Colin Kaepernick Is Unemployed Because Of White Supremacy

Popular beliefs, and comforting ones for those who want to ignore the perils of fighting white supremacy, are that Colin Kaepernick is not on an NFL roster because he’d be a distraction, doesn’t care about football, doesn’t even want to play football, is not a good player, and hasn’t come out and said he wants to play football. Chip Kelly, his former coach, has said none of these things are true.
Kelly told ESPN’s Adam Schefter that Kaepernick is not a distraction, he is dedicated to football, he’s still training in New York and preparing to play and he’s a talented quarterback who should be even better in 2017. The distraction refutation has been backed up by Kaepernick’s 49er teammates who gave him the team leadership award last year. Add Kelly to the list of coaches with nothing but glowing accolades for Kaepernick which include Pete Carroll, Jim Harbaugh and John Harbaugh.

Colin Kaepernick Fought White Supremacy And Won

Steven Ruiz notes that 144 quarterbacks have thrown at least 200 passes during their age-29 season. Kaepernick is one of those 144 guys. And 143 of those quarterbacks were on an NFL roster the following season. It’s looking more and more likely that Kaepernick will NOT be one of those 143 guys.
This is an extraordinary case and should be treated as such. This clearly has nothing to do with football. Kaepernick is one of the 30 most talented quarterbacks on this planet. He has experience in multiple systems. He is a better quarterback now than he was when the 49ers gave him a $114 million contract in 2014.
Giants co-owner John Mara told Jenny Vrentas of The MMQB that he received numerous letters from fans saying how angry they would be if a Giants player protested like former Niners quarterback Colin Kaepernick did.

“All my years being in the league, I never received more emotional mail from people than I did about that issue,” Mara said. “‘If any of your players ever do that, we are never coming to another Giants game.’ It wasn’t one or two letters. It was a lot. It’s an emotional, emotional issue for a lot of people, moreso than any other issue I’ve run into.”

Chauncey DeVega chronicles white supremacy. In the United States, a white supremacist racial order was birthed by a revolt in 17th-century Virginia, when black and white indentured servants allied together to fight for their freedom and rights. White elites defeated their rebellion and instituted a system of racial classification in which white indentured servants would be given land and guns after their service was complete while blacks would be made into a permanent class of slaves.
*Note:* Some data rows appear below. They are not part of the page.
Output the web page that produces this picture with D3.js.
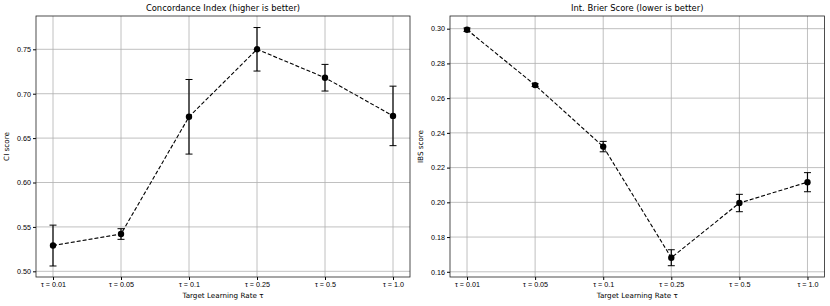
<!DOCTYPE html>
<html>
<head>
<meta charset="utf-8">
<script src="https://cdn.jsdelivr.net/npm/d3@7"></script>
<style>
  body { margin: 0; background: #fff; }
  svg { display: block; font-family: "DejaVu Sans", sans-serif; }
</style>
</head>
<body>
<div id="chart"></div>
<script>
const categories = ["τ = 0.01", "τ = 0.05", "τ = 0.1", "τ = 0.25", "τ = 0.5", "τ = 1.0"];

const ciMean = [0.529, 0.542, 0.674, 0.750, 0.718, 0.675];
const ciErr  = [0.023, 0.006, 0.042, 0.0245, 0.015, 0.0335];
const ciTicks = [0.50, 0.55, 0.60, 0.65, 0.70, 0.75];

const ibsMean = [0.2994, 0.2675, 0.2321, 0.1681, 0.1996, 0.2116];
const ibsErr  = [0.001, 0.0008, 0.003, 0.0046, 0.005, 0.0055];
const ibsTicks = [0.16, 0.18, 0.20, 0.22, 0.24, 0.26, 0.28, 0.30];

const width = 830, height = 306;

const svg = d3.select("#chart").append("svg")
    .attr("width", width)
    .attr("height", height);

function panel({left, right, top, bottom, yDomain, ticks, fmt, means, errs, title, yLabel}) {
    const x = d3.scaleLinear().domain([-0.25, categories.length - 0.75]).range([left, right]);
    const y = d3.scaleLinear().domain(yDomain).range([bottom, top]);
    const g = svg.append("g");

    // grid
    g.append("g").selectAll("line").data(categories).join("line")
        .attr("x1", (d, i) => x(i)).attr("x2", (d, i) => x(i))
        .attr("y1", top).attr("y2", bottom)
        .attr("stroke", "#b0b0b0").attr("stroke-width", 0.8);
    g.append("g").selectAll("line").data(ticks).join("line")
        .attr("x1", left).attr("x2", right)
        .attr("y1", d => y(d)).attr("y2", d => y(d))
        .attr("stroke", "#b0b0b0").attr("stroke-width", 0.8);

    // axes
    const xAxis = d3.axisBottom(x).tickValues(d3.range(categories.length))
        .tickFormat(i => categories[i]).tickSize(3).tickPadding(2).tickSizeOuter(0);
    const yAxis = d3.axisLeft(y).tickValues(ticks).tickFormat(d3.format(fmt))
        .tickSize(3).tickPadding(2).tickSizeOuter(0);
    g.append("g").attr("transform", `translate(0,${bottom})`).call(xAxis)
        .call(a => a.select(".domain").remove())
        .call(a => a.selectAll("text").attr("font-size", 7.2).attr("fill", "#000"));
    g.append("g").attr("transform", `translate(${left},0)`).call(yAxis)
        .call(a => a.select(".domain").remove())
        .call(a => a.selectAll("text").attr("font-size", 7.2).attr("fill", "#000"));

    g.append("rect")
        .attr("x", left).attr("y", top)
        .attr("width", right - left).attr("height", bottom - top)
        .attr("fill", "none").attr("stroke", "#222").attr("stroke-width", 0.8);

    // error bars
    const eb = g.append("g").attr("stroke", "#000").attr("stroke-width", 1.2);
    means.forEach((m, i) => {
        const cx = x(i), y1 = y(m + errs[i]), y2 = y(m - errs[i]);
        eb.append("line").attr("x1", cx).attr("x2", cx).attr("y1", y1).attr("y2", y2);
        eb.append("line").attr("x1", cx - 3.5).attr("x2", cx + 3.5).attr("y1", y1).attr("y2", y1).attr("stroke-width", 1);
        eb.append("line").attr("x1", cx - 3.5).attr("x2", cx + 3.5).attr("y1", y2).attr("y2", y2).attr("stroke-width", 1);
    });

    const line = d3.line().x((d, i) => x(i)).y(d => y(d));
    g.append("path").datum(means)
        .attr("d", line)
        .attr("fill", "none").attr("stroke", "#000")
        .attr("stroke-width", 1.1).attr("stroke-dasharray", "4,2");

    g.append("g").selectAll("circle").data(means).join("circle")
        .attr("cx", (d, i) => x(i)).attr("cy", d => y(d)).attr("r", 3.2)
        .attr("fill", "#000");

    g.append("text").attr("x", (left + right) / 2).attr("y", top - 5)
        .attr("text-anchor", "middle").attr("font-size", 8.4).text(title);
    g.append("text").attr("x", (left + right) / 2).attr("y", bottom + 21)
        .attr("text-anchor", "middle").attr("font-size", 7.2).text("Target Learning Rate τ");
    g.append("text")
        .attr("transform", `translate(${left - 27},${(top + bottom) / 2}) rotate(-90)`)
        .attr("text-anchor", "middle").attr("font-size", 7.2).text(yLabel);
}

panel({
    left: 36, right: 410, top: 16, bottom: 277,
    yDomain: [0.4936, 0.7875], ticks: ciTicks, fmt: ".2f",
    means: ciMean, errs: ciErr,
    title: "Concordance Index (higher is better)", yLabel: "CI score"
});

panel({
    left: 450, right: 824.5, top: 16, bottom: 277,
    yDomain: [0.157, 0.3073], ticks: ibsTicks, fmt: ".2f",
    means: ibsMean, errs: ibsErr,
    title: "Int. Brier Score (lower is better)", yLabel: "IBS score"
});
</script>
</body>
</html>
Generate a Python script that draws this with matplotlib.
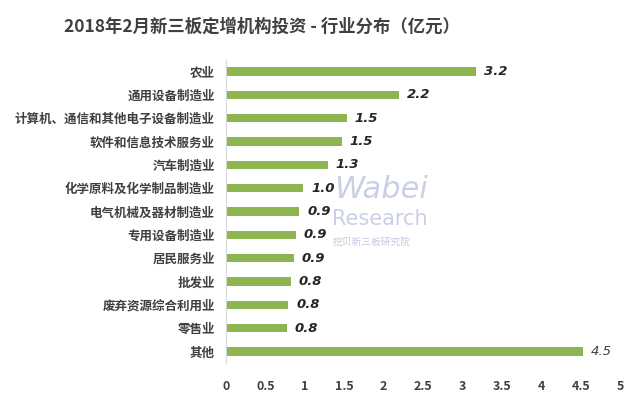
import matplotlib
matplotlib.use('Agg')
import matplotlib.pyplot as plt
import numpy as np

plt.rcParams['font.family'] = ['Noto Sans CJK SC', 'DejaVu Sans']

# 行业分类与金额（亿元）
industries = ['农业', '通用设备制造业', '计算机、通信和其他电子设备制造业', '软件和信息技术服务业',
              '汽车制造业', '化学原料及化学制品制造业', '电气机械及器材制造业', '专用设备制造业',
              '居民服务业', '批发业', '废弃资源综合利用业', '零售业', '其他']
amounts = [3.17, 2.2, 1.53, 1.47, 1.29, 0.98, 0.93, 0.89, 0.86, 0.82, 0.79, 0.77, 4.53]
xticks = [0, 0.5, 1, 1.5, 2, 2.5, 3, 3.5, 4, 4.5, 5]
xtick_labels = ['0', '0.5', '1', '1.5', '2', '2.5', '3', '3.5', '4', '4.5', '5']

fig = plt.figure(figsize=(6.4, 3.99), dpi=100)
ax = fig.add_axes([0.353, 0.09, 0.616, 0.76])

y = np.arange(len(industries))
ax.barh(y, amounts, height=0.36, color='#8db552')
ax.set_ylim(len(industries) - 0.5, -0.5)
ax.set_xlim(0, 5)

for i, v in enumerate(amounts):
    if i == len(amounts) - 1:
        ax.text(v + 0.1, i, f'{v:.1f}', va='center', ha='left', fontsize=9.5,
                style='italic', color='#404040', family='DejaVu Sans')
    else:
        ax.text(v + 0.1, i, f'{v:.1f}', va='center', ha='left', fontsize=9.5,
                style='italic', fontweight='bold', color='#262626', family='DejaVu Sans')

ax.set_yticks(y)
ax.set_yticklabels(industries, fontsize=9, fontweight='bold', color='#404040')
ax.set_xticks(xticks)
ax.set_xticklabels(xtick_labels, fontsize=9, fontweight='bold', color='#404040')
ax.tick_params(axis='both', length=0)
ax.tick_params(axis='x', pad=12)
ax.tick_params(axis='y', pad=8)

for s in ['top', 'right', 'bottom']:
    ax.spines[s].set_visible(False)
ax.spines['left'].set_color('#d9d9d9')

# 水印
fig.text(0.522, 0.525, 'Wabei', fontsize=22, style='italic', color='#b8c0e0', alpha=0.75,
         family='DejaVu Sans', ha='left', va='center', zorder=0)
fig.text(0.518, 0.45, 'Research', fontsize=15, color='#b8c0e0', alpha=0.75,
         family='DejaVu Sans', ha='left', va='center', zorder=0)
fig.text(0.52, 0.393, '挖贝新三板研究院', fontsize=7, color='#b8c0e0', alpha=0.85,
         ha='left', va='center', zorder=0)

fig.suptitle('2018年2月新三板定增机构投资 - 行业分布（亿元）', x=0.41, y=0.955,
             fontsize=12.5, fontweight='bold', color='#404040')

fig.savefig('out.png', dpi=100)
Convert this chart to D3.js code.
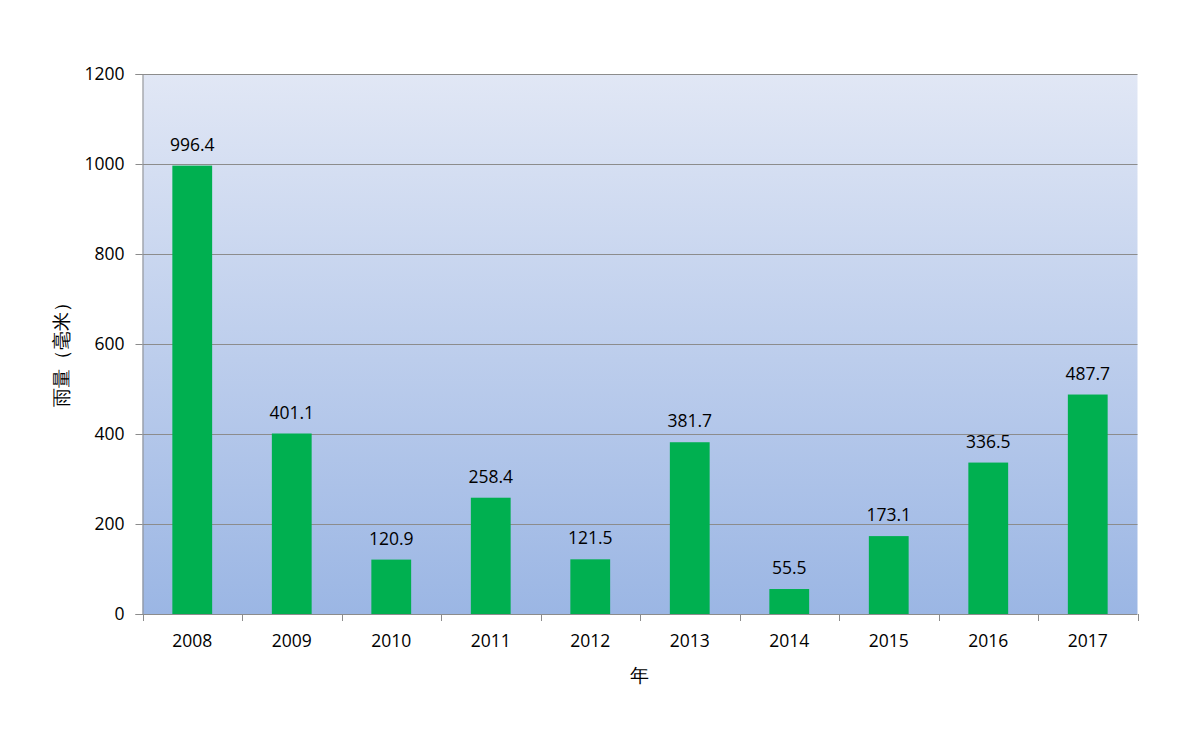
<!DOCTYPE html>
<html>
<head>
<meta charset="utf-8">
<script src="https://cdn.jsdelivr.net/npm/d3@7"></script>
<style>
  html, body { margin: 0; padding: 0; background: #fff; }
  svg { display: block; }
  text { font-family: "Open Sans", "Noto Sans", sans-serif; fill: #000; }
</style>
</head>
<body>
<svg id="chart" width="1182" height="729"></svg>
<script>
const years = ["2008","2009","2010","2011","2012","2013","2014","2015","2016","2017"];
const rainfall = [996.4, 401.1, 120.9, 258.4, 121.5, 381.7, 55.5, 173.1, 336.5, 487.7];
const yTicks = [0, 200, 400, 600, 800, 1000, 1200];
const yTitle = "雨量（毫米）";
const xTitle = "年";

const svg = d3.select("#chart");
const pL = 142.5, pR = 1137.5, pT = 74, pB = 614;
const FS = 17.5;

const x = d3.scaleBand().domain(years).range([pL, pR]).paddingInner(0.6).paddingOuter(0.3);
const xb = d3.scaleBand().domain(years).range([pL, pR]).padding(0);
const y = d3.scaleLinear().domain([0, 1200]).range([pB, pT]);

const defs = svg.append("defs");
const grad = defs.append("linearGradient").attr("id", "bg").attr("x1", 0).attr("y1", 0).attr("x2", 0).attr("y2", 1);
grad.append("stop").attr("offset", "0%").attr("stop-color", "#e1e7f5");
grad.append("stop").attr("offset", "100%").attr("stop-color", "#9bb6e4");

svg.append("rect").attr("x", pL).attr("y", pT).attr("width", pR - pL).attr("height", pB - pT).attr("fill", "url(#bg)");

// gridlines
svg.append("g").selectAll("line").data(yTicks.filter(d => d > 0)).join("line")
  .attr("x1", pL).attr("x2", pR).attr("y1", d => y(d) + 0.5).attr("y2", d => y(d) + 0.5)
  .attr("stroke", "#8c8c8c").attr("stroke-width", 1);

// bars
svg.append("g").selectAll("rect").data(years).join("rect")
  .attr("x", d => x(d)).attr("width", x.bandwidth())
  .attr("y", (d, i) => y(rainfall[i])).attr("height", (d, i) => pB - y(rainfall[i]))
  .attr("fill", "#00b050");

// data labels
svg.append("g").selectAll("text").data(years).join("text")
  .attr("x", d => x(d) + x.bandwidth() / 2)
  .attr("y", (d, i) => y(rainfall[i]) - 15)
  .attr("text-anchor", "middle").attr("font-size", FS)
  .text((d, i) => rainfall[i].toFixed(1));

// y axis
const yAxis = d3.axisLeft(y).tickValues(yTicks).tickSize(7).tickPadding(11).tickFormat(d3.format("d"));
const gy = svg.append("g").attr("transform", `translate(${pL},0)`).call(yAxis);
gy.selectAll("text").attr("font-size", FS).attr("font-family", '"Open Sans", "Noto Sans", sans-serif').attr("fill", "#000");
gy.select(".domain").attr("stroke", "#8c8c8c");
gy.selectAll(".tick line").attr("stroke", "#8c8c8c");

// x axis
const gx = svg.append("g").attr("transform", `translate(0,${pB})`);
gx.append("line").attr("x1", pL).attr("x2", pR).attr("y1", 0.5).attr("y2", 0.5).attr("stroke", "#8c8c8c");
const bounds = years.map(d => xb(d)).concat([pR]);
gx.selectAll(".xt").data(bounds).join("line").attr("class", "xt")
  .attr("x1", d => Math.round(d) + 0.5).attr("x2", d => Math.round(d) + 0.5)
  .attr("y1", 0).attr("y2", 7).attr("stroke", "#8c8c8c");
gx.selectAll("text").data(years).join("text")
  .attr("x", d => xb(d) + xb.bandwidth() / 2).attr("y", 33)
  .attr("text-anchor", "middle").attr("font-size", FS).text(d => d);

// titles
svg.append("text").attr("x", 639).attr("y", 682).attr("text-anchor", "middle")
  .attr("font-size", 19).attr("font-family", '"Noto Sans CJK SC", sans-serif').text(xTitle);
svg.append("text").attr("transform", "translate(68,350) rotate(-90)").attr("text-anchor", "middle")
  .attr("font-size", 19).attr("font-family", '"Noto Sans CJK SC", sans-serif').text(yTitle);
</script>
</body>
</html>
Colin Kaepernick is a direct threat to uniting those of all races against our power structure which is largely white being biracial and playing a high profile position in America’s most popular sport.
With white supremacy, intent is secondary to the unequal outcomes across the colorline that individuals benefit from and perpetuate. White privilege is central here: those people considered “white” are also judged to be “normal”; the experiences of white people are taken to be universal and a baseline for how others are to be evaluated; African-Americans are judged en masse as having “bad culture” while whites are de facto viewed as having “good culture.” White people are viewed as individuals where the bad behavior of one white person does not reflect at all on the merits of the group. By comparison, African Americans and other people of color are not afforded that freedom. Ultimately, for white supremacy one’s “Americanness” is naturally linked to one’s whiteness, while the loyalty, and sense of civic belonging assigned to people of color, is contingent until proven otherwise. Colin Kaepernick, in a very visible way, has told us that his experience is very normal for black men and it does not inspire fealty to the flag. He’s rich, privileged, revered and still points to the inequity of people in this country who look like him.
Colin Kaepernick fought white supremacy and won. It may cost him his job in football, but it has etched him as a hero and beacon to many who don’t view the flag with awe and respect because of how they have been treated currently and historically.